We’re not entirely sure how we ended up registered for the Akron half. Levi swears I asked him to run it and I swear he asked me to run it—funny how that happens. Somehow, we said we were going to do it and spent the next three months training.
As I was training, I knew I wasn’t likely to come close to my half marathon PR time. When I hit my PR of a sub-two hour half I trained hard, had a goal time, and running was a high priority in my life.
But, a few years and kids later, my priorities shifted.
Levi and I jammed training runs into odd hours of the day—in the dark, in the heat, pushing our one-year-old and three-year-old in strollers—wherever and however we could squeeze miles in around caring for our kids, working, and summer travel.

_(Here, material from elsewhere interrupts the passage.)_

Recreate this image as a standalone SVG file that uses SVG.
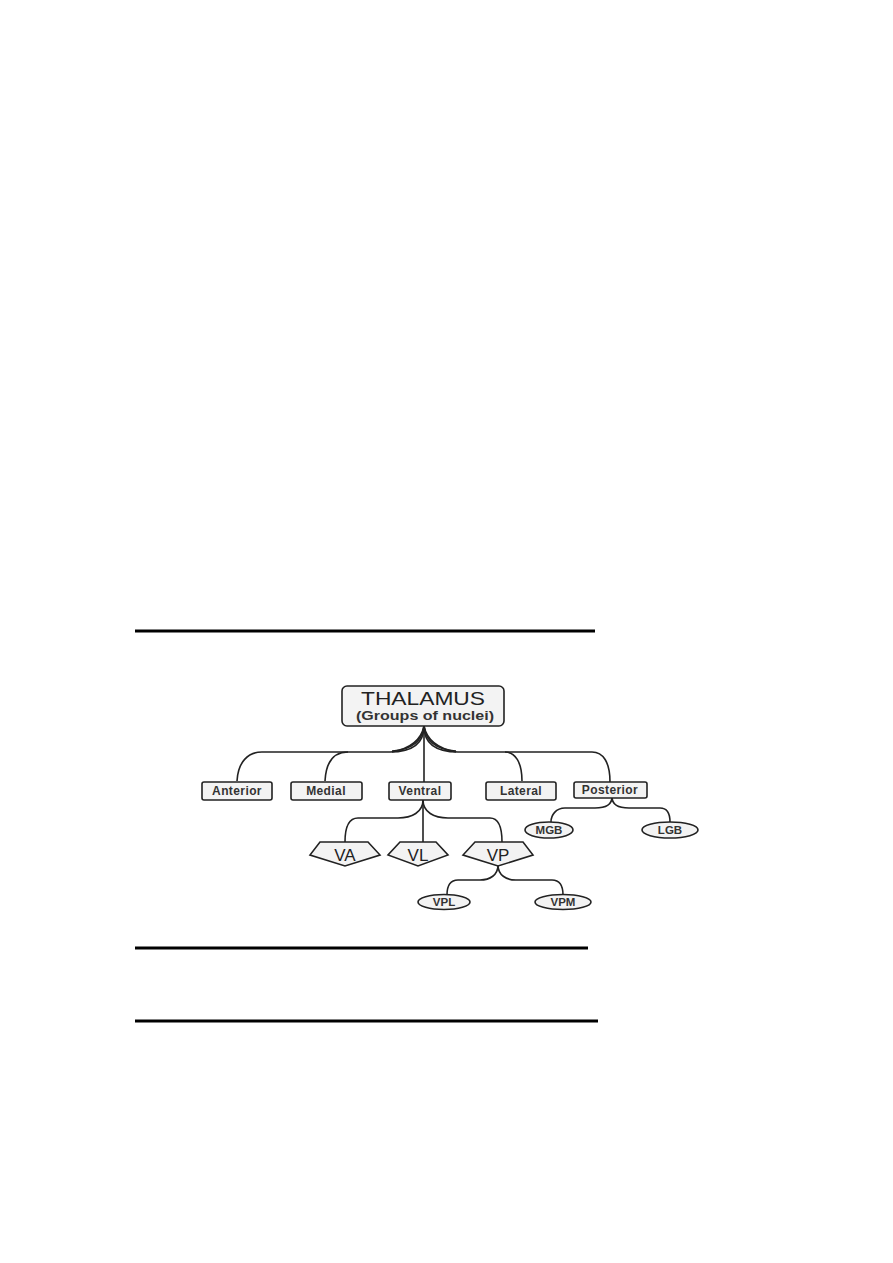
<svg xmlns="http://www.w3.org/2000/svg" width="893" height="1263" viewBox="0 0 893 1263">
<style>
.rule{stroke:#000;stroke-width:3}
.box{fill:#f3f3f3;stroke:#222;stroke-width:1.6}
.lbl{font-family:"Liberation Sans",Arial,sans-serif;font-size:12px;font-weight:bold;fill:#333;text-anchor:middle;letter-spacing:0.4px}
.big{font-family:"Liberation Sans",Arial,sans-serif;font-size:17px;fill:#222;text-anchor:middle}
.sm{font-family:"Liberation Sans",Arial,sans-serif;font-size:11.5px;font-weight:bold;fill:#333;text-anchor:middle}
.con path{fill:none;stroke:#222;stroke-width:1.6}
</style>
<rect width="893" height="1263" fill="#fff"/>
<line class="rule" x1="135" y1="631" x2="595" y2="631"/>
<line class="rule" x1="135" y1="948" x2="588" y2="948"/>
<line class="rule" x1="135" y1="1021" x2="598" y2="1021"/>
<g class="con" id="connectors">
<path d="M424,726 C424,745 410,752 390,752 L262,752 C248,752 238,762 237,781"/>
<path d="M424,726 C422,743 410,750 392,751"/>
<path d="M424,726 C421,741 408,749 392,752"/>
<path d="M348,752 C334,752 326,762 325,781"/>
<path d="M424,726 L424,782"/>
<path d="M424,726 C424,745 438,752 458,752 L505,752 C515,752 522,762 522,781"/>
<path d="M424,726 C426,743 438,750 456,751"/>
<path d="M424,726 C427,741 440,749 456,752"/>
<path d="M505,752 L592,752 C603,752 610,762 610,782"/>
<path d="M423,800 C423,812 412,818 398,818 L358,818 C350,818 345,826 345,842"/>
<path d="M423,800 L423,842"/>
<path d="M423,800 C423,812 434,818 448,818 L490,818 C498,818 502,826 502,842"/>
<path d="M498,865 C498,875 490,880 480,880 L458,880 C450,880 447,886 447,895"/>
<path d="M498,865 C498,875 506,880 516,880 L552,880 C560,880 563,886 563,895"/>
<path d="M612,797 C612,805 605,808 595,808 L565,808 C556,808 551,815 551,822"/>
<path d="M612,797 C612,805 619,808 629,808 L660,808 C668,808 670,815 670,822"/>
</g>
<g id="thalamus">
<rect class="box" x="342" y="686" width="162" height="40" rx="5"/>
<text x="423" y="705" font-family="'Liberation Sans',Arial,sans-serif" font-size="18" fill="#222" text-anchor="middle" textLength="124" lengthAdjust="spacingAndGlyphs">THALAMUS</text>
<text x="425" y="720" font-family="'Liberation Sans',Arial,sans-serif" font-size="12" font-weight="bold" fill="#333" text-anchor="middle" textLength="138" lengthAdjust="spacingAndGlyphs">(Groups of nuclei)</text>
</g>
<g id="anterior"><rect class="box" x="202" y="782" width="70" height="18" rx="2"/><text class="lbl" x="237" y="795">Anterior</text></g>
<g id="medial"><rect class="box" x="291" y="782" width="71" height="18" rx="2"/><text class="lbl" x="326" y="795">Medial</text></g>
<g id="ventral"><rect class="box" x="389" y="782" width="62" height="18" rx="2"/><text class="lbl" x="420" y="795">Ventral</text></g>
<g id="lateral"><rect class="box" x="486" y="782" width="70" height="18" rx="2"/><text class="lbl" x="521" y="795">Lateral</text></g>
<g id="posterior"><rect class="box" x="574" y="782" width="73" height="16" rx="2"/><text class="lbl" x="610" y="794">Posterior</text></g>
<g id="va"><polygon class="box" points="320,842 368,842 380,855 345,866 310,855"/><text class="big" x="345" y="861">VA</text></g>
<g id="vl"><polygon class="box" points="400,842 436,842 448,855 418,866 388,855"/><text class="big" x="418" y="861">VL</text></g>
<g id="vp"><polygon class="box" points="475,842 523,842 533,855 498,866 463,855"/><text class="big" x="498" y="861">VP</text></g>
<g id="mgb"><ellipse class="box" cx="549" cy="830" rx="24" ry="8"/><text class="sm" x="549" y="834">MGB</text></g>
<g id="lgb"><ellipse class="box" cx="670" cy="830" rx="28" ry="8"/><text class="sm" x="670" y="834">LGB</text></g>
<g id="vpl"><ellipse class="box" cx="444" cy="902" rx="26" ry="7.5"/><text class="sm" x="444" y="906">VPL</text></g>
<g id="vpm"><ellipse class="box" cx="563" cy="902" rx="28" ry="7.5"/><text class="sm" x="563" y="906">VPM</text></g>
</svg>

I was happy to be running long distances again, happy my body could run long distances after having two kids in less than two years, and it didn’t bother me that I wasn’t going to PR. Run your race I’d tell myself when starting out on a long run, and I let my body and how I felt guide how fast I ran.
As summer stretched on Levi and I were able to do a few of our long training runs together. For the first two, I ran faster than him. On the last one he was running faster than me, but at mile 10 he looped around to finish the final mile alongside me. When I saw him sweep around and start back toward me, I was both relieved and happy. I can do this. I thought. I’m not in this alone.
Race day came and we tiptoed out of our house at 5:45 a.m. to not wake our sleeping babies or my parents, who graciously volunteered to babysit. It was unseasonably warm and humid for late September but we were glad race day was finally here and we were both looking forward to crossing the finish line.
As we waited with thousands of other runners in the start corrals we agreed if we were within sight of each other toward the end of the race, we’d finish together.
We were separated early on but the crowd support and constant hills kept me distracted and propelled me forward. At mile seven I heard a voice behind me. “Where have youbeen?” Levi flashed a smile and fell in stride alongside me.
By mile eight Levi and I were both struggling more than we had on any of our training runs—the hills and weather were taking a toll. At mile nine we came to the biggest hill of the course and as we crested it we agreed we’d finish out the last four miles together.
With the biggest hill behind me and only four miles ahead of me, I felt good. I was hitting my stride again. And at the same time, Levi hit a wall.
So, I slowed down to stay with him.
He repeatedly told me to run ahead, but to me, a 10-minute difference in my finish time wasn’t as important as finishing a half marathon alongside him. If you had floated the idea to me a few years ago to intentionally run slower in a race, I wouldn’t have considered it. But, at this race, where I didn’t have a goal time and I already knew I was going to be crossing the finish line, staying with Levi was easy. My goal was to stick with him like he stuck with me on that last training run.
People passed me and I didn’t care. I read spectator signs, drank a Dixie cup of warm beer from a block party at mile 11, and when Levi’s quad cramped up and he had to walk some more I walked with him and offered up my best pep talk.
When I think of the younger version of myself—the one who would have never considered slowing down her pace in a race—I know I had more to learn. I didn’t get a personal record in this race but in a lot of ways I am more appreciative of the outcome. My goal wasn’t about my finish time or whether or not I’d cross the finish line, but about the people I love. It was about running this race with Levi after we spent the summer training together and caring for our young family.
Sometimes, it’s not about the miles, minutes, or medals, but who you are running with. And that rings true on and off the course.